Tap Tempo
Last updated
Last updated
What is this? How am I supposed to make it work? Who? When? Where?
(It's at the very bottom of the "Controls" menu).
There's one input that supposedly reads a tap somehow.
The three outputs on the right are: Ramp, Latch, and Tap Tempo. The first two are just internal signals I brought out for testing while the magic all happens on the last one, "Tap Tempo".
This block was submitted by diystompboxes forum member "Slacker" who describes it somewhere in the middle of this gigantic thread. Slacker got to the FV-1 party before I did and came up with some innovative patches in a pedal he called "Babelfish".
One of them includes "tap tempo" delay which is tied to a specific hardware implementation whereby a couple resistors are added in series between the wiper of a pot and where it would normally connect to the FV-1's POT input pin.
See this schematic.
Here is Slacker's original tap tempo patch and the entire Babelfish project.

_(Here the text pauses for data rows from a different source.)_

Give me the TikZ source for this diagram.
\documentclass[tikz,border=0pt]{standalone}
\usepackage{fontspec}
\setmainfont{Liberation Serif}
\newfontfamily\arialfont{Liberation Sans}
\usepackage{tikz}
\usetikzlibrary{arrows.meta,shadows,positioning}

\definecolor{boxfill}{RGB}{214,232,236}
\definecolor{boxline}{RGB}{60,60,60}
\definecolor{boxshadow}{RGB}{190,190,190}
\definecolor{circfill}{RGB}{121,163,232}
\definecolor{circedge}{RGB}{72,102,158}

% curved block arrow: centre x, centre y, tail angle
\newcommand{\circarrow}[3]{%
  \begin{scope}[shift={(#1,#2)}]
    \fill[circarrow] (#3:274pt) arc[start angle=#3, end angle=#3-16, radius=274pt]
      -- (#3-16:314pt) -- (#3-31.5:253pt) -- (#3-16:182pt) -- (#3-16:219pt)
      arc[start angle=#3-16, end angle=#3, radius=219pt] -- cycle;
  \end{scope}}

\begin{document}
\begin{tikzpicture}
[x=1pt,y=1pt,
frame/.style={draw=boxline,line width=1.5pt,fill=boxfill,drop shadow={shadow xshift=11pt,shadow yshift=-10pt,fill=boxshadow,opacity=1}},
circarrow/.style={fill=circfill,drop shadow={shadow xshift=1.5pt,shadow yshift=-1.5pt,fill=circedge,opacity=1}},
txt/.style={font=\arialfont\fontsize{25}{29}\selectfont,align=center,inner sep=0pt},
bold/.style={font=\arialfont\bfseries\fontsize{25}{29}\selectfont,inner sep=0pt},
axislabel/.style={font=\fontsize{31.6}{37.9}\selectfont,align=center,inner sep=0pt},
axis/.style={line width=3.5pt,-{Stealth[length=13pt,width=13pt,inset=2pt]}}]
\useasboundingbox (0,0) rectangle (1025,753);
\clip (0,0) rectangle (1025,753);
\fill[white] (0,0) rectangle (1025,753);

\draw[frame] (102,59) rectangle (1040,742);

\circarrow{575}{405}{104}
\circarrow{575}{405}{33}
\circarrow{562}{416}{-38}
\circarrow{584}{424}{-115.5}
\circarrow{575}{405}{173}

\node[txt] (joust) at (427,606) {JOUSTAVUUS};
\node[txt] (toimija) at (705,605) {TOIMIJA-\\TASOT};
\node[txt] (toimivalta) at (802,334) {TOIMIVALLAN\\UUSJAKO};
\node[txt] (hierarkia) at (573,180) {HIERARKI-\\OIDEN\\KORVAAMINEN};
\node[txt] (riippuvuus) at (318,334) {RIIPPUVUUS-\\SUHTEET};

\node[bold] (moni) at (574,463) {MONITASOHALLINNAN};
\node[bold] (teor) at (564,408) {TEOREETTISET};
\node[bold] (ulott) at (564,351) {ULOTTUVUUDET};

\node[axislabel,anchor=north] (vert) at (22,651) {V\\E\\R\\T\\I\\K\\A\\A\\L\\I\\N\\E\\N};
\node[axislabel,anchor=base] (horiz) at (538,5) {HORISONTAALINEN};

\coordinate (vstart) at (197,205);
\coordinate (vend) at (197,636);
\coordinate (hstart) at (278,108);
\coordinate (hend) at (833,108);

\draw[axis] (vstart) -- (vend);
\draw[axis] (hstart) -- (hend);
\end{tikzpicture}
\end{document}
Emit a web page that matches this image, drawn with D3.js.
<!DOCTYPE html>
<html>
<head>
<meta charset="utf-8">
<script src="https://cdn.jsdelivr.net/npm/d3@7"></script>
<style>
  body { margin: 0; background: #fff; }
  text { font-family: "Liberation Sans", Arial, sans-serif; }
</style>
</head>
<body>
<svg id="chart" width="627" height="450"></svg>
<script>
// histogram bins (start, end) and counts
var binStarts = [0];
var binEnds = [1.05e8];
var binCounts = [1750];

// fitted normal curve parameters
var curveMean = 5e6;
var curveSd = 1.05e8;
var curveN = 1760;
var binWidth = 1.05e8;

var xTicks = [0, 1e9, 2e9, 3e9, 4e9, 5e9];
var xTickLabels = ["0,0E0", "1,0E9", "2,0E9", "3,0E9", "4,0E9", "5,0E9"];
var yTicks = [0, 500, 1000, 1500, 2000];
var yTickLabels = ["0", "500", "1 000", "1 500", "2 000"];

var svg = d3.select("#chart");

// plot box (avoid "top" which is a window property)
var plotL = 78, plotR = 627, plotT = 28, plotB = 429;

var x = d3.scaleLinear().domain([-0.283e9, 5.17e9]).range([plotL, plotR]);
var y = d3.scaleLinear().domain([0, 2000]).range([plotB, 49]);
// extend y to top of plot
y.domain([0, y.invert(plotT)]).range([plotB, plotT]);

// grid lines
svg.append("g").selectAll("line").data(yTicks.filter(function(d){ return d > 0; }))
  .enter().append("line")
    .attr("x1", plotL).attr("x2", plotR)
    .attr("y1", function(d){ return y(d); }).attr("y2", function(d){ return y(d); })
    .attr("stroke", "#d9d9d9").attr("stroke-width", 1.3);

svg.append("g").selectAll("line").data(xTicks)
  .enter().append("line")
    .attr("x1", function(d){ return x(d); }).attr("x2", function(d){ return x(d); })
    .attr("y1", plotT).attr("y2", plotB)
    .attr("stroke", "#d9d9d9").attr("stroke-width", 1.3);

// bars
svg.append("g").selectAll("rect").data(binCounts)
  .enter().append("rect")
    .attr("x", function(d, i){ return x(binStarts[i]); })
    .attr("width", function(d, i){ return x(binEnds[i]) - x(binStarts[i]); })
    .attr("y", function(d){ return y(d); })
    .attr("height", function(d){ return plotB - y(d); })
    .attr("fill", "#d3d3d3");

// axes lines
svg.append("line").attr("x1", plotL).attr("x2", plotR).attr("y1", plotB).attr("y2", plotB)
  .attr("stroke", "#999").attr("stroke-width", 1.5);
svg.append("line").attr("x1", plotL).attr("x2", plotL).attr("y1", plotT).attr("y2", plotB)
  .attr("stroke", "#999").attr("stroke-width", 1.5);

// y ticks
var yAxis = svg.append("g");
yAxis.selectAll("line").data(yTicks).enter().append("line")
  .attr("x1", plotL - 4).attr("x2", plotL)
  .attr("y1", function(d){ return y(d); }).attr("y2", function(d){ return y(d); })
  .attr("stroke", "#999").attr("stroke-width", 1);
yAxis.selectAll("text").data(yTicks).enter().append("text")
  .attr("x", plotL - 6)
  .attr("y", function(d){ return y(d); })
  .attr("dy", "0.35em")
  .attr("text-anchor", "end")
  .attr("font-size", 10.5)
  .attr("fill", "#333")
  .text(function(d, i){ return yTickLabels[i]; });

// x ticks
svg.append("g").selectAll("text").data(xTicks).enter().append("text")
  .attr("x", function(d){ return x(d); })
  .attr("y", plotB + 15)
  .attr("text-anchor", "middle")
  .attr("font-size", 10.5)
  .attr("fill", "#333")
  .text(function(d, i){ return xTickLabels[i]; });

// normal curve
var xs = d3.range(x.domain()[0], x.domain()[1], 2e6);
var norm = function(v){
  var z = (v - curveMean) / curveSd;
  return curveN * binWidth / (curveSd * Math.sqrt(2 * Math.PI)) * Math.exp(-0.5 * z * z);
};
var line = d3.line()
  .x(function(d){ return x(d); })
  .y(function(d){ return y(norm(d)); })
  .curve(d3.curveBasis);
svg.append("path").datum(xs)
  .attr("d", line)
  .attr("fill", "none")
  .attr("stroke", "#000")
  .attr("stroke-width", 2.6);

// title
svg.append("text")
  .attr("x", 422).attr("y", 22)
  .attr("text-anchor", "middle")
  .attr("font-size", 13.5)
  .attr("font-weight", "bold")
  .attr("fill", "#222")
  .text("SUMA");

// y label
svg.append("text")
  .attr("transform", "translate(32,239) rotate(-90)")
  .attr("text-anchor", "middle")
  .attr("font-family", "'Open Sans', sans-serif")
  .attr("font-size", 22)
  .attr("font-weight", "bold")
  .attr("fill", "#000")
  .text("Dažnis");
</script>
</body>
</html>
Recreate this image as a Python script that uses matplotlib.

The general idea is that you count sample periods between debounced button pushes, represent this as a fractional number from 0 to 1, and then use that with the RMPA instruction, having allocated the entire RAM to a delay, to give you a delay time equal to the tap interval. In the SpinCAD world, you'd set up a delay (e.g. Triple Tap) and set that to use all the delay RAM (Delay Time = 1000 msec at 32768 Hz sampling frequency).
This 0 - 1 value could also go to the LFO Speed input of any block and then it would scale that LFO's speed proportionally. Would it match the tap interval? Actually to make that work you'd need to do a 1/X trick. Did I ever do that?
Err... no. I didn't. Not yet anyway. I never implemented Slacker's hardware idea so I actually do not know if it works.
So, the Tap Tempo block a bit special purpose in that regard. A consulting job I did used the ADCR input for tap detection since it was a mono in pedal. This guy already had the tap tempo code implemented by a previous consultant so I didn't modify it or pay much attention to it. I also didn't take any code out of there to put in SpinCAD!
It's nice to see that the FXCore chip has a dedicated tap tempo input.
As shown, the delay will jump abruptly from one setting to the next when it changes. You could add a smoother to the Tap 1 Delay time input to introduce some lag to the delay time changes. This will, of course, cause pitch bending. Something like that is better suited for LFO changes in my opinion, like the inertia of a Leslie speaker.
There are delay implementations (for example, in the Faust libraries) that manage two delay taps internally and fade between them quickly when the control signal for delay time changes. This means you can change delay time on the fly all day long without pitch bending! I actually don't know what Slacker's full patch does without digging into it. On that one consulting job I did, I can tell you that this logic took a LOT of the FV-1's code so I wasn't motivated to try to make it into a block (starting from scratch, of course).